**EXERCISE INSTRUCTIONS**:
Leaving out every picture, copy the lines of the data exactly, from the first through the line containing "260, 260, 260];".

* START INFORMATION PROVIDED *

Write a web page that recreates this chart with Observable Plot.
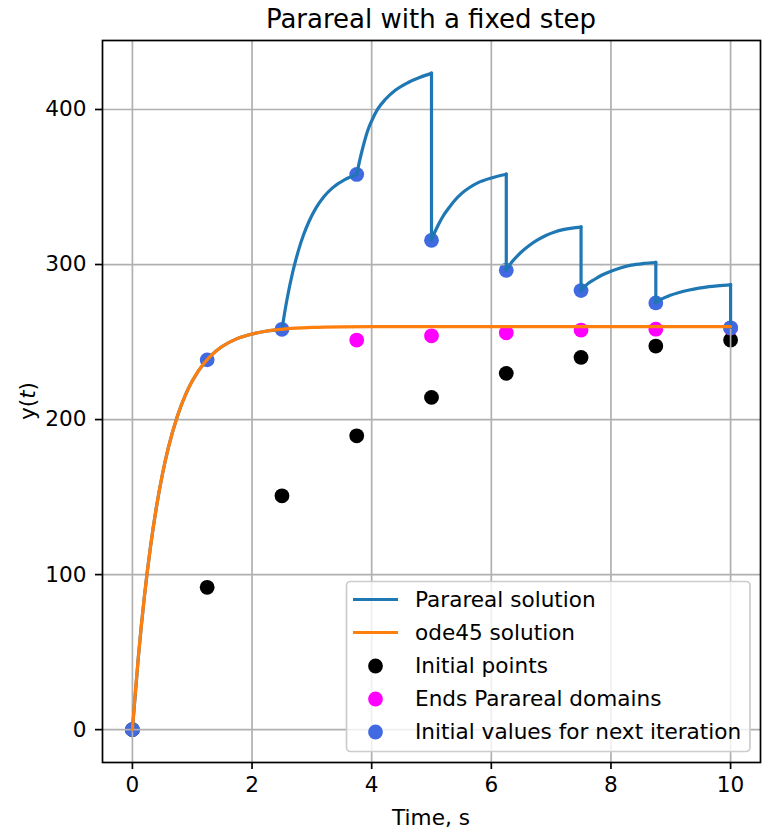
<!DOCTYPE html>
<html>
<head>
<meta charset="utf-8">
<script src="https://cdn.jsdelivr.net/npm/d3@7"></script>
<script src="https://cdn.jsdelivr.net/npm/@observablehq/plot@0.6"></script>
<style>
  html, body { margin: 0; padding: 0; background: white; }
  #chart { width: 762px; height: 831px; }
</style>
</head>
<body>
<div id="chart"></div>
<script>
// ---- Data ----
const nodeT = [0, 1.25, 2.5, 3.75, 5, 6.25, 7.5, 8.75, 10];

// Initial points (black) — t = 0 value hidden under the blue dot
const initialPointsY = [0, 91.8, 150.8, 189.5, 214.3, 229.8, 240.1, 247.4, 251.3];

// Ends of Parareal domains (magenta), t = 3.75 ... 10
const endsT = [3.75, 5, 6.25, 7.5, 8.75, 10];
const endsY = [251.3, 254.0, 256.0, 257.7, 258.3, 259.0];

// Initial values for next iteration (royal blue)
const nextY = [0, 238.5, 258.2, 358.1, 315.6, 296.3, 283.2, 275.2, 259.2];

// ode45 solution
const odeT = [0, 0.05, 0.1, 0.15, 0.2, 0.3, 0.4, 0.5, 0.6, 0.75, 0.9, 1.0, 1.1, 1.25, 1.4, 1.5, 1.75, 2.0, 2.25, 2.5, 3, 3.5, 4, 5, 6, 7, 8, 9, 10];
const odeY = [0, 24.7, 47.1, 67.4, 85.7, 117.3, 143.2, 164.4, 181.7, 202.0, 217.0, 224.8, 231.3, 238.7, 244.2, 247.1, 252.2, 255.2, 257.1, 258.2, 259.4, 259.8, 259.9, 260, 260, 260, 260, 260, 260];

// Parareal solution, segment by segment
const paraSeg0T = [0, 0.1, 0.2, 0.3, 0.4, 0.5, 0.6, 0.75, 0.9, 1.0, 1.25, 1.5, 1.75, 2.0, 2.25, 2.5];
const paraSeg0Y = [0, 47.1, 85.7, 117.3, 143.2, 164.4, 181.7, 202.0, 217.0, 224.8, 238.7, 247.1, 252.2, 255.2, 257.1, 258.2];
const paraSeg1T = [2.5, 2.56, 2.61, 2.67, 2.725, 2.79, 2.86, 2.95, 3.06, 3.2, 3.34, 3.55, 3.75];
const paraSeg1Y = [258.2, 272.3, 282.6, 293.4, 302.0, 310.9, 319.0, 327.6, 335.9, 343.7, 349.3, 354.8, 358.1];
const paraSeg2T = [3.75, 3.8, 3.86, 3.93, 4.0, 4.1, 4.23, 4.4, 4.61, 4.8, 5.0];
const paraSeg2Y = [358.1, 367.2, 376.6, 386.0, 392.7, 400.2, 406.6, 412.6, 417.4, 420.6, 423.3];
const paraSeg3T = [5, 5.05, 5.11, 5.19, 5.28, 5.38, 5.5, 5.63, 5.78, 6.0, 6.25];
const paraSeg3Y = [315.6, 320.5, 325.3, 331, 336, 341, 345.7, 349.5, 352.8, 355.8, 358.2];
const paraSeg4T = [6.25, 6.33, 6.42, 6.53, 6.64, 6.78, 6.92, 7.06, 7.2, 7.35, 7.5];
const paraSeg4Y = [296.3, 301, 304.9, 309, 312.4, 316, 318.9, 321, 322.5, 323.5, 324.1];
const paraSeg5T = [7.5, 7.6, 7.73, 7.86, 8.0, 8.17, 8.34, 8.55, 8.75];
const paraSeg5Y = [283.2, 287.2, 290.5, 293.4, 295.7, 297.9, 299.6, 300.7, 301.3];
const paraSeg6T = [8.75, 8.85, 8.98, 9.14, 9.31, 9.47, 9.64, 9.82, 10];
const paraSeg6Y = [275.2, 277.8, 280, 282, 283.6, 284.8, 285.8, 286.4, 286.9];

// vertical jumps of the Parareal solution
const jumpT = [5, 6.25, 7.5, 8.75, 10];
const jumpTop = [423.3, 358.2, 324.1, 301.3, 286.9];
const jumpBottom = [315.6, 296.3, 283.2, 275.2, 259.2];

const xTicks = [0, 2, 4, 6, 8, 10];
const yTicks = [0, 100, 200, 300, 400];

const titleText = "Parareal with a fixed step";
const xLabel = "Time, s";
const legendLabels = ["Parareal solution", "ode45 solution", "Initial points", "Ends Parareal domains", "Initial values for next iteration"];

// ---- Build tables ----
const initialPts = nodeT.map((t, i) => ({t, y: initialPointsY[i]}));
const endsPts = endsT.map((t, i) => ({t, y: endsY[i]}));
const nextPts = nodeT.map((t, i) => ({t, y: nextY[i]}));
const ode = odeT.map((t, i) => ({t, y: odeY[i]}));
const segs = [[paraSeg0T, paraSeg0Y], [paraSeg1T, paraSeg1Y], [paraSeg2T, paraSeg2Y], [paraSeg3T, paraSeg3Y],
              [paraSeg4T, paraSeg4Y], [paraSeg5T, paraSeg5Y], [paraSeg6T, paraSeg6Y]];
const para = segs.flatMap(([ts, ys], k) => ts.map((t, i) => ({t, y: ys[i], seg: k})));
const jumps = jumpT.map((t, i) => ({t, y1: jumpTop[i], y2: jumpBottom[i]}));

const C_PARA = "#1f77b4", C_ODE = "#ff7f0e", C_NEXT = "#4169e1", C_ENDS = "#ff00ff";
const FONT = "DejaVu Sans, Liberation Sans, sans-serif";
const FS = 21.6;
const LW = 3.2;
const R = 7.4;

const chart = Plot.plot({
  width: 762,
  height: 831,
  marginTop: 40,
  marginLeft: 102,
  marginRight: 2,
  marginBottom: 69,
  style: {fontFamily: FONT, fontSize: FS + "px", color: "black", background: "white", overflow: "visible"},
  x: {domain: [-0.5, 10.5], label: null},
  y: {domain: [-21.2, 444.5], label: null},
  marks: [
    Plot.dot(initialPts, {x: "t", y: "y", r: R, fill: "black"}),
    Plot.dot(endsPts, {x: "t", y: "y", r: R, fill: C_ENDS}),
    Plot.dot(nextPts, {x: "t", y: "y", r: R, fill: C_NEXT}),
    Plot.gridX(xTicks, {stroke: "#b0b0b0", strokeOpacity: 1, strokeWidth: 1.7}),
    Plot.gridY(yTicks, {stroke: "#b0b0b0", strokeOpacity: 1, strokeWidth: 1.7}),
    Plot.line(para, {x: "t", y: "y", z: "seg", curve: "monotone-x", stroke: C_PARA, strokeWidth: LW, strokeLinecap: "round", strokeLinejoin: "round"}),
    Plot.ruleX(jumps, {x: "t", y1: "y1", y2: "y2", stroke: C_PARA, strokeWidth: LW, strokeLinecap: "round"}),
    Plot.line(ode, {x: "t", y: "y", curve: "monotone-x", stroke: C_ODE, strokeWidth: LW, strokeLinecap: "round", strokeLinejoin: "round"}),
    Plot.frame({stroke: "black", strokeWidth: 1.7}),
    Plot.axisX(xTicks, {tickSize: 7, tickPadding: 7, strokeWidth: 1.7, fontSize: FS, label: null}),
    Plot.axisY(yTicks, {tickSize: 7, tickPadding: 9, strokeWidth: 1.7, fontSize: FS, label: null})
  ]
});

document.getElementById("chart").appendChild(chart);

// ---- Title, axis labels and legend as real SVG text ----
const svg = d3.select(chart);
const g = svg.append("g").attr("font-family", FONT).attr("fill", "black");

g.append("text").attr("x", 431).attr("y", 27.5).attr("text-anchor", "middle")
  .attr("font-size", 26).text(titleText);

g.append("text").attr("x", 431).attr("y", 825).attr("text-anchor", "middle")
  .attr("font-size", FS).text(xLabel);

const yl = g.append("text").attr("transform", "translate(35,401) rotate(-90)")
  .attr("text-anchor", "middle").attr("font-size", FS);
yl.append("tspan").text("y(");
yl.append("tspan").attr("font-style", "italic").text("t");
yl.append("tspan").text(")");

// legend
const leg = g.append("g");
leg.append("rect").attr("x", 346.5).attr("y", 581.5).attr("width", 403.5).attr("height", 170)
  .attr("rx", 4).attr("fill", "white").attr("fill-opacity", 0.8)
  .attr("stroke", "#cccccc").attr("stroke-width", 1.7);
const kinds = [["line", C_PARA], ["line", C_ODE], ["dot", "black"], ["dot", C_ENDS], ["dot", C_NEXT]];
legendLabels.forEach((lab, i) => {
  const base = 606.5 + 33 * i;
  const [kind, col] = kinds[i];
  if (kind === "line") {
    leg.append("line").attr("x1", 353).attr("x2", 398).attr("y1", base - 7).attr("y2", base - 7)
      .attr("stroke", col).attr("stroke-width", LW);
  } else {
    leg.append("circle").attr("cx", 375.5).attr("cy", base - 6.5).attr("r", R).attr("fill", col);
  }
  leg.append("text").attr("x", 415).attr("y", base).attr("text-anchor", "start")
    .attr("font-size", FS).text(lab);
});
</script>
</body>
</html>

* END INFORMATION PROVIDED *

**FULL SOLUTION**:
Write a web page that recreates this chart with Observable Plot.
<!DOCTYPE html>
<html>
<head>
<meta charset="utf-8">
<script src="https://cdn.jsdelivr.net/npm/d3@7"></script>
<script src="https://cdn.jsdelivr.net/npm/@observablehq/plot@0.6"></script>
<style>
  html, body { margin: 0; padding: 0; background: white; }
  #chart { width: 762px; height: 831px; }
</style>
</head>
<body>
<div id="chart"></div>
<script>
// ---- Data ----
const nodeT = [0, 1.25, 2.5, 3.75, 5, 6.25, 7.5, 8.75, 10];

// Initial points (black) — t = 0 value hidden under the blue dot
const initialPointsY = [0, 91.8, 150.8, 189.5, 214.3, 229.8, 240.1, 247.4, 251.3];

// Ends of Parareal domains (magenta), t = 3.75 ... 10
const endsT = [3.75, 5, 6.25, 7.5, 8.75, 10];
const endsY = [251.3, 254.0, 256.0, 257.7, 258.3, 259.0];

// Initial values for next iteration (royal blue)
const nextY = [0, 238.5, 258.2, 358.1, 315.6, 296.3, 283.2, 275.2, 259.2];

// ode45 solution
const odeT = [0, 0.05, 0.1, 0.15, 0.2, 0.3, 0.4, 0.5, 0.6, 0.75, 0.9, 1.0, 1.1, 1.25, 1.4, 1.5, 1.75, 2.0, 2.25, 2.5, 3, 3.5, 4, 5, 6, 7, 8, 9, 10];
const odeY = [0, 24.7, 47.1, 67.4, 85.7, 117.3, 143.2, 164.4, 181.7, 202.0, 217.0, 224.8, 231.3, 238.7, 244.2, 247.1, 252.2, 255.2, 257.1, 258.2, 259.4, 259.8, 259.9, 260, 260, 260, 260, 260, 260];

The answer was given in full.